As paralisias congênitas e adquiridas bilaterais dos OsSs geralmente são assimétricas e muitas vezes o diagnóstico diferencial pode ser difícil .Os sinais inequívocos da paralisia bilateral são: inversão da hipertropia nas posições secundárias ou terciárias do olhar ou inversão da hipertropia com a cabeça inclinada (sinal de Bielschowsky positivo em ambos os lados). Outros sinais de bilateralidade são: torção ocular geralmente acima de 10 graus e anisotropia em “V” . Esta anisotropia é causada porque no olhar para baixo os OsSs são abdutores e com o enfraquecimento nas paralisias duplas, os olhos tendem a apresentar um desvio convergente no olhar na infraversão.

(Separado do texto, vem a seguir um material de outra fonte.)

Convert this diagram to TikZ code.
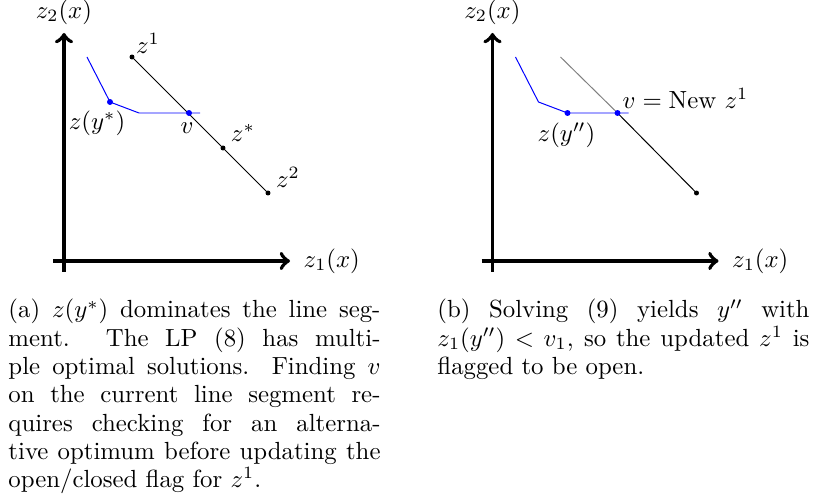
\documentclass[tikz,border=0pt]{standalone}
\usepackage{amsmath,amssymb}
\usetikzlibrary{positioning}
\tolerance=10000

\begin{document}
\begin{tikzpicture}[x=0.4032pt, y=-0.4032pt,
  axis/.style={->, ultra thick},
  front/.style={blue},
  caption/.style={text width=150pt, align=justify, inner sep=0pt, anchor=base west,
    font=\fontsize{10}{11.4}\selectfont}]
\useasboundingbox (0,0) rectangle (814,503);

% (a)
\coordinate (ybota) at (64,272);
\coordinate (ytopa) at (64,33);
\coordinate (xlefta) at (53,261);
\coordinate (xrighta) at (290,261);
\draw[axis] (ybota) -- (ytopa);
\draw[axis] (xlefta) -- (xrighta);
\node[above=0pt of ytopa] (z2labela) {$z_2(x)$};
\node[right=2pt of xrighta] (z1labela) {$z_1(x)$};

\coordinate (fa0) at (87,57);
\coordinate (ya) at (110,102);
\coordinate (fa2) at (139,113);
\coordinate (fa3) at (200,113);
\coordinate (z1a) at (132,57);
\coordinate (va) at (189,113);
\coordinate (zsa) at (223,148);
\coordinate (z2a) at (268,193);
\draw[front] (fa0) -- (ya) -- (fa2) -- (fa3);
\draw (z1a) -- (z2a);
\fill (z1a) circle (1pt) (zsa) circle (1pt) (z2a) circle (1pt);
\fill[blue] (ya) circle (1.2pt) (va) circle (1.2pt);
\node (lz1a) at (148,43) {$z^1$};
\node (lzsa) at (243,133) {$z^*$};
\node (lz2a) at (288,177) {$z^2$};
\node (lya) at (97,123) {$z(y^*)$};
\node (lva) at (187,128) {$v$};

\node[caption] (capa) at (8,318) {(a) $z(y^*)$ dominates the line seg-\linebreak ment. The LP (8) has multi-\linebreak ple optimal solutions. Finding $v$\linebreak on the current line segment re-\linebreak quires checking for an alterna-\linebreak tive optimum before updating the\linebreak open/closed flag for $z^1$.};

% (b)
\begin{scope}[shift={(428.5,0)}]
\coordinate (ybotb) at (64,272);
\coordinate (ytopb) at (64,33);
\coordinate (xleftb) at (53,261);
\coordinate (xrightb) at (290,261);
\draw[axis] (ybotb) -- (ytopb);
\draw[axis] (xleftb) -- (xrightb);
\node[above=0pt of ytopb] (z2labelb) {$z_2(x)$};
\node[right=2pt of xrightb] (z1labelb) {$z_1(x)$};

\coordinate (fb0) at (87,57);
\coordinate (fb1) at (110,102);
\coordinate (yb) at (139,113);
\coordinate (fb3) at (200,113);
\coordinate (gb) at (132,57);
\coordinate (vb) at (189,113);
\coordinate (z2b) at (268,193);
\draw[front] (fb0) -- (fb1) -- (yb) -- (fb3);
\draw[gray] (gb) -- (vb);
\draw (vb) -- (z2b);
\fill[blue] (yb) circle (1.2pt) (vb) circle (1.2pt);
\fill (z2b) circle (1pt);
\node (lyb) at (138,135) {$z(y'')$};
\node (lvb) at (257,99) {$v = \text{New } z^1$};
\end{scope}

\node[caption] (capb) at (437,318) {(b) Solving (9) yields $y''$ with\linebreak $z_1(y'') < v_1$, so the updated $z^1$ is\linebreak flagged to be open.};
\end{tikzpicture}
\end{document}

O tratamento da anisotropia em “V” nas paralisias duplas pode ser realizado pelo recuo do reto inferior de ambos os olhos 42. O desvio vertical na posição primária geralmente é menor do que na paralisia unilateral, porém este achado são serve como diagnóstico diferencial. O tratamento das paralisias duplas, como acontece das paralisias unilaterais, geralmente é o debilitamento dos oblíquos inferiores, podendo ser inclusive de forma assimétrica. A cirurgia associada nos retos verticais dependerá da magnitude do desvio e da variação do mesmo nas diversas posições do olhar.   

 

O longo trajeto intracraniano e o baixo número de axônios em relação aos outros nervos cranianos são características que facilitam a lesão do IV nervo nos traumatismos cranianos.

 

Nas paralisias adquiridas de OS, a diplopia é um sintoma freqüente, principalmente nas bilaterais, quando a torção aumenta significativamente. A posição de cabeça também pode estar presente, mas o desvio geralmente é menor do que nas paralisias congênitas, com exceção quando existe disfunção de outros músculos extra-oculares. Quando o desvio é pequeno na posição primária do olhar (até 5 DP) e não existe hiperfunção secundária do músculo oblíquo inferior, o fortalecimento do oblíquo superior pode ser uma boa opção. Havendo um desvio maior do que 5 DP na posição primária e sinais de disfunção de outros músculos extra-oculares, torna-se necessário a cirurgia para correção dos mesmos. Nestes casos é freqüente a presença de diplopia torcional, o que não acontece nos outros tipos de paralisias de OS. Como nas paralisias duplas congênitas, a assimetria pode estar presente, sendo muito importante as medidas do desvio em todas as posições do olhar. As técnicas de fortalecimento dos oblíquos superiores, em especial a de Harada Ito, podem ser muito úteis na correção da diplopia torcional.